Wealth Accumulation: By deferring taxes, investors have the potential to reinvest the full proceeds from the sale into a higher-value property. Over time, this can lead to exponential wealth accumulation as the investor continuously leverages their gains into increasingly valuable assets.

Estate Planning Benefits: A 1031 exchange can also be a useful tool for estate planning. When an investor passes away, their heirs receive a step-up in basis, potentially eliminating the capital gains tax liability altogether.

Considerations and Limitations:
While 1031 exchanges offer significant advantages, it’s essential to be aware of certain considerations and limitations:

Qualified Use: The property involved in the exchange must have been used for business or investment purposes. Personal residences do not qualify for a 1031 exchange.

Time Constraints: Strict timelines must be followed, including the 45-day identification period and the 180-day purchase period. Failing to meet these deadlines may result in disqualification.

Like-Kind Requirement: While the term “like-kind” is broad, it’s crucial to understand that exchanges are limited to real estate. However, different types of real estate can still qualify, such as residential properties exchanged for commercial properties.

Mortgage and Debt Considerations: Any debt on the relinquished property must be replaced with equal or greater debt on the replacement property to avoid triggering taxable gain.

Real estate 1031 exchanges provide a valuable opportunity for investors to defer capital gains taxes, reinvest their proceeds into new properties, and grow their wealth.
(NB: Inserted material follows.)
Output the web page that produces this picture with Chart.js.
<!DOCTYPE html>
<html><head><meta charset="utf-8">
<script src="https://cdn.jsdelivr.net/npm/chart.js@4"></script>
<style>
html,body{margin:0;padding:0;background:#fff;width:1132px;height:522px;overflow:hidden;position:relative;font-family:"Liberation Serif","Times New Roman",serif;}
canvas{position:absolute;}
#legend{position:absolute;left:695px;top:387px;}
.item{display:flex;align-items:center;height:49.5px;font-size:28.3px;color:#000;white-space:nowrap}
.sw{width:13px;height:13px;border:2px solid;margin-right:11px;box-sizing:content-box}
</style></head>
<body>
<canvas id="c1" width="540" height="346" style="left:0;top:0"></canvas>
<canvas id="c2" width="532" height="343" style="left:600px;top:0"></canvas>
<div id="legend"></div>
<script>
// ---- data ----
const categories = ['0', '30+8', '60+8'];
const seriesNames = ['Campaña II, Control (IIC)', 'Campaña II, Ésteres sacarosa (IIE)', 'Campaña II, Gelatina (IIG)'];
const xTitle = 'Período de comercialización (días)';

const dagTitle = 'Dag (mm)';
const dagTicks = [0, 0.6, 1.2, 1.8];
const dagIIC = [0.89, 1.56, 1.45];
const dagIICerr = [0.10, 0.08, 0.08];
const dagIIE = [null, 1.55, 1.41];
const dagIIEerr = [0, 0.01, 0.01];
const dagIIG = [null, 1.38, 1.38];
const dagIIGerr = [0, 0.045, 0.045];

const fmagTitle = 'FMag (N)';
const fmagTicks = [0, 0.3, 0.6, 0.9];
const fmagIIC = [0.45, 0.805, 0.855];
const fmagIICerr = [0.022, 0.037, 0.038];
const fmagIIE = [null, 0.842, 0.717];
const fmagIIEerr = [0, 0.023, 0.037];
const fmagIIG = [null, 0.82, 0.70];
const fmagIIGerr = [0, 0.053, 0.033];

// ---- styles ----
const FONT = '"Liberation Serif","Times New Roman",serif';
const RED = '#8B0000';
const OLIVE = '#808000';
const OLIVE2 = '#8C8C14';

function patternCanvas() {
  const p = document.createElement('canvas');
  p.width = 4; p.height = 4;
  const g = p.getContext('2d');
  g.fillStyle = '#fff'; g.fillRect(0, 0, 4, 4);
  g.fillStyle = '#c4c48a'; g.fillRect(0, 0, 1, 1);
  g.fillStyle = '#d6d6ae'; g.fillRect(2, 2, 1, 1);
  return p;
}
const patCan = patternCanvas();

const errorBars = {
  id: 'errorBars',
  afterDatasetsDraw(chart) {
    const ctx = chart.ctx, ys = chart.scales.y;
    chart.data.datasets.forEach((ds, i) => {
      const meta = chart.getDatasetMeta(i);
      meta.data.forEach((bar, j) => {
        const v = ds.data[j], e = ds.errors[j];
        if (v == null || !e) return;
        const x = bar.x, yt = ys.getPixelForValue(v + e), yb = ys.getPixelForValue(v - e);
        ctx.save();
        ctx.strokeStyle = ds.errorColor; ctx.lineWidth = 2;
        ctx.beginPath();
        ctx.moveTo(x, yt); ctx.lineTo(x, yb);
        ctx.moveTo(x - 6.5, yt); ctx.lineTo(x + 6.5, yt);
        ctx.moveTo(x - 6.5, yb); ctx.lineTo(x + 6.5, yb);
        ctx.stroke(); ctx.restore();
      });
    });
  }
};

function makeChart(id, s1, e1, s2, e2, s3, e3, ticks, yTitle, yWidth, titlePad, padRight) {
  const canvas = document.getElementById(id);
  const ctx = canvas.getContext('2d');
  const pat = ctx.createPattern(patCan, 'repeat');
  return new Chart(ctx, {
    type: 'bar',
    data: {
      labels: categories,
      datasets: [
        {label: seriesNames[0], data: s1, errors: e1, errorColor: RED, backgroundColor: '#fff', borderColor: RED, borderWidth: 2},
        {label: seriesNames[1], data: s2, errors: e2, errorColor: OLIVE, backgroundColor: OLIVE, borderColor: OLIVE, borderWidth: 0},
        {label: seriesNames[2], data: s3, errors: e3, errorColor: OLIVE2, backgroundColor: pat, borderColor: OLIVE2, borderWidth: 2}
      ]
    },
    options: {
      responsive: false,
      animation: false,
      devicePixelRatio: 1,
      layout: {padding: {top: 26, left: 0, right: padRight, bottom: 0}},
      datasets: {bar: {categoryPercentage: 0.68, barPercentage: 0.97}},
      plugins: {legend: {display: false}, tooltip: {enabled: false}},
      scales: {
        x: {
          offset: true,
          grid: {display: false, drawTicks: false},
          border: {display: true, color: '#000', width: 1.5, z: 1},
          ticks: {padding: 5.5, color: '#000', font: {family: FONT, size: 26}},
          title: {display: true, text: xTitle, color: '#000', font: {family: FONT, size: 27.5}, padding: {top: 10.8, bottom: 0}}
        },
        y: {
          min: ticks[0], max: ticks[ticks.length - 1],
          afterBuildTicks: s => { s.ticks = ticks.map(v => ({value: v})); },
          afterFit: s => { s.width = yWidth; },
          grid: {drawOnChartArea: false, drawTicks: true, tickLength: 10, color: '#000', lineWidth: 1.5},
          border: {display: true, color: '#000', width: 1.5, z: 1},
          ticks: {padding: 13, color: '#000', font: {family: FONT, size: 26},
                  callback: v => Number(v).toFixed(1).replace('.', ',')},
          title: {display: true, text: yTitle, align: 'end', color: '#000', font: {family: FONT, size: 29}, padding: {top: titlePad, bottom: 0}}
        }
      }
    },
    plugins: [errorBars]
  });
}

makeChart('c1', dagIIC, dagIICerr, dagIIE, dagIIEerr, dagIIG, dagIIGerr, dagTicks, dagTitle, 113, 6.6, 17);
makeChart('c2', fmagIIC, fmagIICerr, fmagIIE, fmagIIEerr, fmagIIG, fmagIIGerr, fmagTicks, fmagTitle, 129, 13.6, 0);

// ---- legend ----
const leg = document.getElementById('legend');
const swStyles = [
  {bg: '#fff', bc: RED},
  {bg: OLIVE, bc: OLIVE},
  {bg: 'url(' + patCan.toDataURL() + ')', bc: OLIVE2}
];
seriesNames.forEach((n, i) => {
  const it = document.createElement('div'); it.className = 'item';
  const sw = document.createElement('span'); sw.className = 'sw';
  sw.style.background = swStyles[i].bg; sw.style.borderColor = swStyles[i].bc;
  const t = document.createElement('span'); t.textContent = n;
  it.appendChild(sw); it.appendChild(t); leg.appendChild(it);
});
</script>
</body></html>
By understanding the rules, working with qualified intermediaries, and leveraging the benefits of tax deferral, investors can optimize their real estate investment strategies, diversify their portfolios, and build long-term financial success.

Note: It is crucial to consult with a qualified tax advisor or attorney when considering a 1031 exchange, as tax laws and regulations may change, and individual circumstances can vary.